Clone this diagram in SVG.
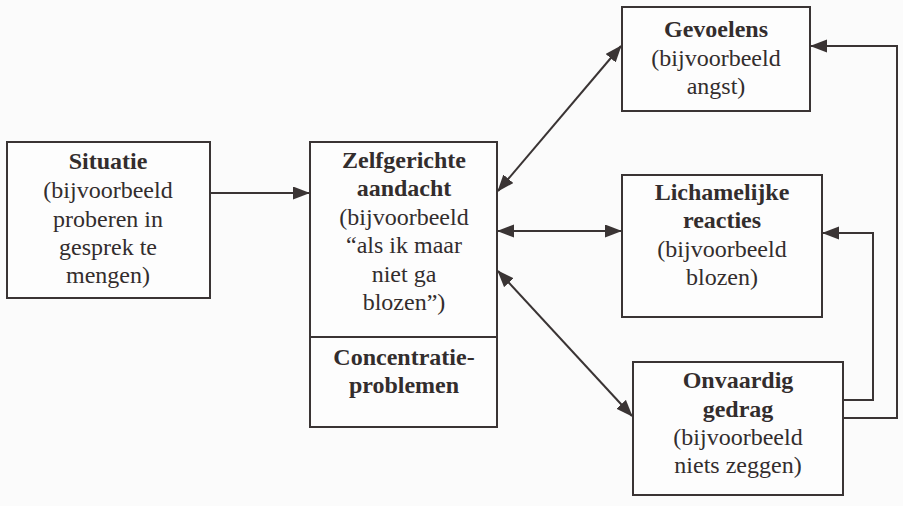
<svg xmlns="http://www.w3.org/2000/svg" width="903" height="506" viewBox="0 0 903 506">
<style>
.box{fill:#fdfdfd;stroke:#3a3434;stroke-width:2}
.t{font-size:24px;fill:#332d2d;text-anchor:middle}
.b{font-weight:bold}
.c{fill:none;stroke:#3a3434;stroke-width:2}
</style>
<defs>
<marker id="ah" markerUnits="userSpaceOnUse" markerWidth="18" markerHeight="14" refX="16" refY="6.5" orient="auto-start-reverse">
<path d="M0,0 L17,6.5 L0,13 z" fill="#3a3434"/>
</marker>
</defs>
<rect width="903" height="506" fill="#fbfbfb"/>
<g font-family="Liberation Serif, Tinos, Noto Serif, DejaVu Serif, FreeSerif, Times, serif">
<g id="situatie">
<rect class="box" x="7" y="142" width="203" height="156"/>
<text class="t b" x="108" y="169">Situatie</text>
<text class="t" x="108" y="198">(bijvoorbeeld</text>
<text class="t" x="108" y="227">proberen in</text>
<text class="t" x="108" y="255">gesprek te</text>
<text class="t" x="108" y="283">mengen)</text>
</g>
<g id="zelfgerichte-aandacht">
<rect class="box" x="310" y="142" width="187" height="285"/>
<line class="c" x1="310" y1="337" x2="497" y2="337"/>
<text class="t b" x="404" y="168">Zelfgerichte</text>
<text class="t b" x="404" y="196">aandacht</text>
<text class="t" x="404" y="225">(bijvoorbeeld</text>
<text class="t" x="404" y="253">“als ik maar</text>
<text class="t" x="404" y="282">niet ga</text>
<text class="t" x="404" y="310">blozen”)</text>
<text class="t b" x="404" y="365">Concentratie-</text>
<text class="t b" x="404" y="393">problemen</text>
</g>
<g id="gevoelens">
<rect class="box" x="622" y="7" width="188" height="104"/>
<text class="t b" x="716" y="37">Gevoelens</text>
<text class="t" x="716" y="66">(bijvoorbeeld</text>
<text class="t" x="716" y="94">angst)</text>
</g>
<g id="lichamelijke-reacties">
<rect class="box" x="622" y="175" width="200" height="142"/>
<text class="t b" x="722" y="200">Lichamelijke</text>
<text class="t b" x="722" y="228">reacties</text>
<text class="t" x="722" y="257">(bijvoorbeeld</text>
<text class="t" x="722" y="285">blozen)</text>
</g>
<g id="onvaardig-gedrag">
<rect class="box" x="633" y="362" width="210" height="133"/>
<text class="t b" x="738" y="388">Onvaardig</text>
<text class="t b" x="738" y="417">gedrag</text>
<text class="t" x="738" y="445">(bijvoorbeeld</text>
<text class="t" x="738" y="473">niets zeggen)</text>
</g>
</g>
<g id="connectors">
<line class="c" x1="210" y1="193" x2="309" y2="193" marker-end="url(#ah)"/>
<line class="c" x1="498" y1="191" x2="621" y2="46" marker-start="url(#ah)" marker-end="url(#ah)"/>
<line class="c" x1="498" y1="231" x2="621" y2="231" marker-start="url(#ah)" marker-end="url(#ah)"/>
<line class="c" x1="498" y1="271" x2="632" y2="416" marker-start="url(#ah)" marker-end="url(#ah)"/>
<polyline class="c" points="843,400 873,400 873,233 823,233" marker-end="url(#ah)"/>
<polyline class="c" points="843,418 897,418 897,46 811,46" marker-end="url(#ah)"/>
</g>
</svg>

- - - -

__THE EXERCISE__
Give all the lines above again, character for character, without pictures.

__EXPECTED ANSWER__
Clone this diagram in SVG.
<svg xmlns="http://www.w3.org/2000/svg" width="903" height="506" viewBox="0 0 903 506">
<style>
.box{fill:#fdfdfd;stroke:#3a3434;stroke-width:2}
.t{font-size:24px;fill:#332d2d;text-anchor:middle}
.b{font-weight:bold}
.c{fill:none;stroke:#3a3434;stroke-width:2}
</style>
<defs>
<marker id="ah" markerUnits="userSpaceOnUse" markerWidth="18" markerHeight="14" refX="16" refY="6.5" orient="auto-start-reverse">
<path d="M0,0 L17,6.5 L0,13 z" fill="#3a3434"/>
</marker>
</defs>
<rect width="903" height="506" fill="#fbfbfb"/>
<g font-family="Liberation Serif, Tinos, Noto Serif, DejaVu Serif, FreeSerif, Times, serif">
<g id="situatie">
<rect class="box" x="7" y="142" width="203" height="156"/>
<text class="t b" x="108" y="169">Situatie</text>
<text class="t" x="108" y="198">(bijvoorbeeld</text>
<text class="t" x="108" y="227">proberen in</text>
<text class="t" x="108" y="255">gesprek te</text>
<text class="t" x="108" y="283">mengen)</text>
</g>
<g id="zelfgerichte-aandacht">
<rect class="box" x="310" y="142" width="187" height="285"/>
<line class="c" x1="310" y1="337" x2="497" y2="337"/>
<text class="t b" x="404" y="168">Zelfgerichte</text>
<text class="t b" x="404" y="196">aandacht</text>
<text class="t" x="404" y="225">(bijvoorbeeld</text>
<text class="t" x="404" y="253">“als ik maar</text>
<text class="t" x="404" y="282">niet ga</text>
<text class="t" x="404" y="310">blozen”)</text>
<text class="t b" x="404" y="365">Concentratie-</text>
<text class="t b" x="404" y="393">problemen</text>
</g>
<g id="gevoelens">
<rect class="box" x="622" y="7" width="188" height="104"/>
<text class="t b" x="716" y="37">Gevoelens</text>
<text class="t" x="716" y="66">(bijvoorbeeld</text>
<text class="t" x="716" y="94">angst)</text>
</g>
<g id="lichamelijke-reacties">
<rect class="box" x="622" y="175" width="200" height="142"/>
<text class="t b" x="722" y="200">Lichamelijke</text>
<text class="t b" x="722" y="228">reacties</text>
<text class="t" x="722" y="257">(bijvoorbeeld</text>
<text class="t" x="722" y="285">blozen)</text>
</g>
<g id="onvaardig-gedrag">
<rect class="box" x="633" y="362" width="210" height="133"/>
<text class="t b" x="738" y="388">Onvaardig</text>
<text class="t b" x="738" y="417">gedrag</text>
<text class="t" x="738" y="445">(bijvoorbeeld</text>
<text class="t" x="738" y="473">niets zeggen)</text>
</g>
</g>
<g id="connectors">
<line class="c" x1="210" y1="193" x2="309" y2="193" marker-end="url(#ah)"/>
<line class="c" x1="498" y1="191" x2="621" y2="46" marker-start="url(#ah)" marker-end="url(#ah)"/>
<line class="c" x1="498" y1="231" x2="621" y2="231" marker-start="url(#ah)" marker-end="url(#ah)"/>
<line class="c" x1="498" y1="271" x2="632" y2="416" marker-start="url(#ah)" marker-end="url(#ah)"/>
<polyline class="c" points="843,400 873,400 873,233 823,233" marker-end="url(#ah)"/>
<polyline class="c" points="843,418 897,418 897,46 811,46" marker-end="url(#ah)"/>
</g>
</svg>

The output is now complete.